- Set problem:
The lines from the top of the material below through the line containing "yticks = [0, 5, 10, 15, 20, 25, 30]" are to be printed exactly, with pictures omitted.

- Data section:
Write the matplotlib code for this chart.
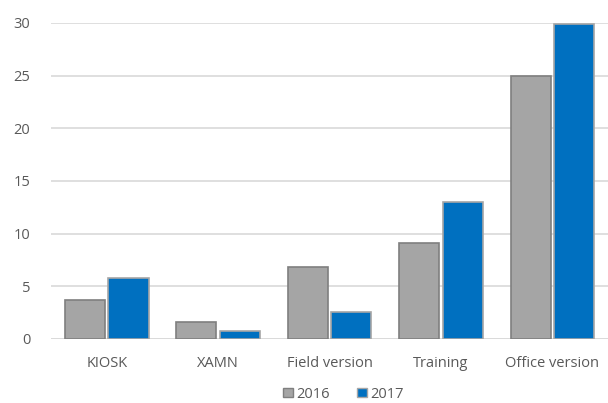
import numpy as np
import matplotlib
matplotlib.use("Agg")
import matplotlib.pyplot as plt
from matplotlib.patches import Patch

# Usage counts per product
categories = ["KIOSK", "XAMN", "Field version", "Training", "Office version"]
values_2016 = [3.7, 1.65, 6.85, 9.15, 25.0]
values_2017 = [5.8, 0.75, 2.6, 13.0, 29.9]
yticks = [0, 5, 10, 15, 20, 25, 30]

plt.rcParams["font.family"] = ["Open Sans", "DejaVu Sans"]
text_color = "#595959"

fig = plt.figure(figsize=(6.08, 4.03), dpi=100)
ax = fig.add_axes([0.084, 0.159, 0.916, 0.784])

x = np.arange(len(categories))
w = 0.36
ax.bar(x - 0.195, values_2016, w, color="#a5a5a5", edgecolor="#7f7f7f", linewidth=1.2, zorder=3)
ax.bar(x + 0.195, values_2017, w, color="#0070c0", edgecolor="#a6a6a6", linewidth=1.2, zorder=3)

ax.set_xlim(-0.5, len(categories) - 0.5)
ax.set_ylim(0, 30)
ax.set_yticks(yticks)
ax.set_xticks(x)
ax.set_xticklabels(categories)
ax.grid(axis="y", color="#d9d9d9", linewidth=1.2, zorder=0)
for s in ax.spines.values():
    s.set_visible(False)
ax.axhline(0, color="#d9d9d9", linewidth=1.2, zorder=2)
ax.tick_params(length=0, colors=text_color, labelsize=10.5)
ax.tick_params(axis="y", pad=15)
ax.tick_params(axis="x", pad=12)

handles = [Patch(facecolor="#a5a5a5", edgecolor="#7f7f7f", label="2016"),
           Patch(facecolor="#0070c0", edgecolor="#a6a6a6", label="2017")]
leg = fig.legend(handles=handles, loc="center", bbox_to_anchor=(0.565, 0.022), ncol=2,
                 frameon=False, fontsize=10.5, handlelength=0.65, handleheight=0.65,
                 handletextpad=0.25, columnspacing=1.9)
for t in leg.get_texts():
    t.set_color(text_color)

fig.savefig("out.png", dpi=100)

- Response for this exercise:
Write the matplotlib code for this chart.
import numpy as np
import matplotlib
matplotlib.use("Agg")
import matplotlib.pyplot as plt
from matplotlib.patches import Patch

# Usage counts per product
categories = ["KIOSK", "XAMN", "Field version", "Training", "Office version"]
values_2016 = [3.7, 1.65, 6.85, 9.15, 25.0]
values_2017 = [5.8, 0.75, 2.6, 13.0, 29.9]
yticks = [0, 5, 10, 15, 20, 25, 30]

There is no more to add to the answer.